Optimal by the fairly obvious criterion of “gets agents who use it maximal rewards.” If you cared about which decision theory you used because of some extra factor, the problem would become one where the rewards were not solely action-determined or decision-determined, when that extra factor is cast in terms of reward.
If you prefer, I’m sure you could recast it using the word “wins.”
A CDTist when presented with Newcomb’s paradox, would say that, given his situation, $1,000 is the best he could hope for. Sure he could do better if box A had a million dollars in it, but he could also do better if box B had a million dollars. It doesn’t, so he can’t. He can’t make box A had a million dollars any more than he can make box B had a million dollars. He’s not a time-traveler. If you put a TDTist in this scenario, he’d get nothing. If you put anyone in a different scenario
An EDTist, when presented with a non-ideal Parfit’s Hitchhiker, when asked for the money, would say that he knows the guy picked him up. It’s one thing to change the past when it’s unknown. That’s really the only way it’s different from the future. But there is no way refusing at this point could possibly leave him stranded in the desert.

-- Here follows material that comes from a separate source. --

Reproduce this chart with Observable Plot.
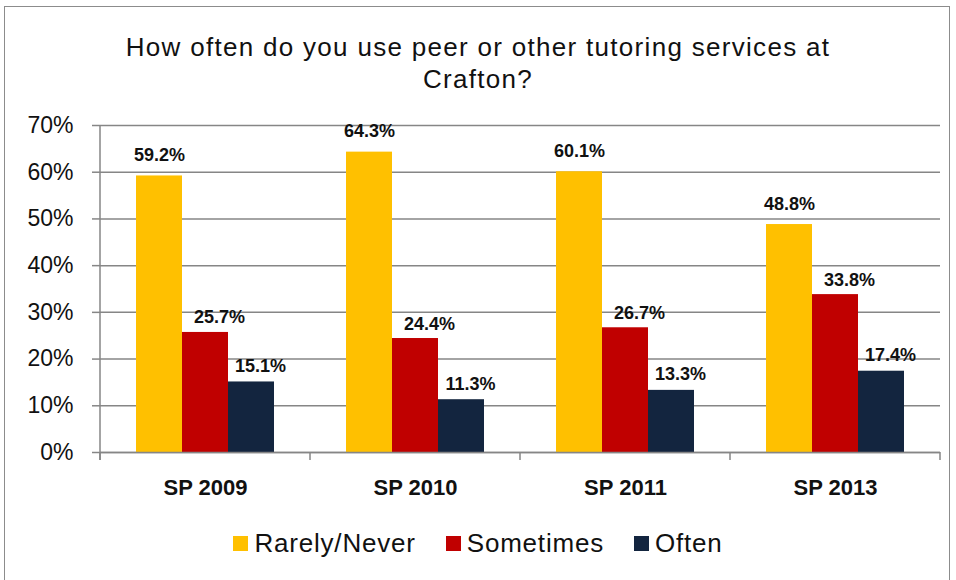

“Gets agents who use it maximal rewards” is a fairly obvious criterion to say, but there are some obvious unspoken assumptions. The difference between CDT, EDT, and TDT is what assumptions exist.
Well obviously. But agents using different decision theories do not disagree about rewards within the class of problems we’re talking about. So you can compare different decision theories using the idea of “reflective consistency,” where an agent is reflectively consistent only if it doesn’t think it could gain by changing itself. A CDT agent watching a TDT agent win a million dollars from Omega believes that if only it could change, it could win a million dollars too, so it is not reflectively consistent within the class of decision-determined problems.
Suppose Omega gave money exclusively to TDT agents. If this were the case, it would be good to precommit to being a TDT agent. This isn’t because TDT is better; it’s because the contest was unfair.
Maybe this is analagous to Newcomb’s problem. Maybe not. The point is, it’s not obvious whether or not it is.
I suppose what I’m trying to say is that it’s not that CDT usually gives the optimal solution but has a few flaws. It’s that CDT, EDT, and TDT agents have a different idea of what the “optimal solution” refers to. It’s not that optimal is the one the *DT strategy would pick. It’s that the strategy itself is to find the optimal solution, for some value of optimal.
It’s different. If the reward isn’t determined by the decision the agent makes, but instead by how the agent made that decision, it isn’t a “decision-determined problem” anymore. That’s why I’ve been using that phrase. TDT is only generally good for decision-determined problems. Newcomb’s problem is a decision-determined problem, which is important because it doesn’t set out to expressly reward some type of agent; it’s fair.
But all these “local optimal solutions” can be measured on the same scale, e.g. dollars. And so if the decision theory is just an intermediary—if what we really want is a dollar-maximizing agent, or a game-winning agent, we can compare different decision theories along a common yardstick. The best decision theories will be the ones that dominate all the others within a certain class of problems—they do as well or better than all other decision theories on every single problem of that class. This quickly becomes impossible for larger classes of problems, but can be made possible again by Occamian constraints like symmetry.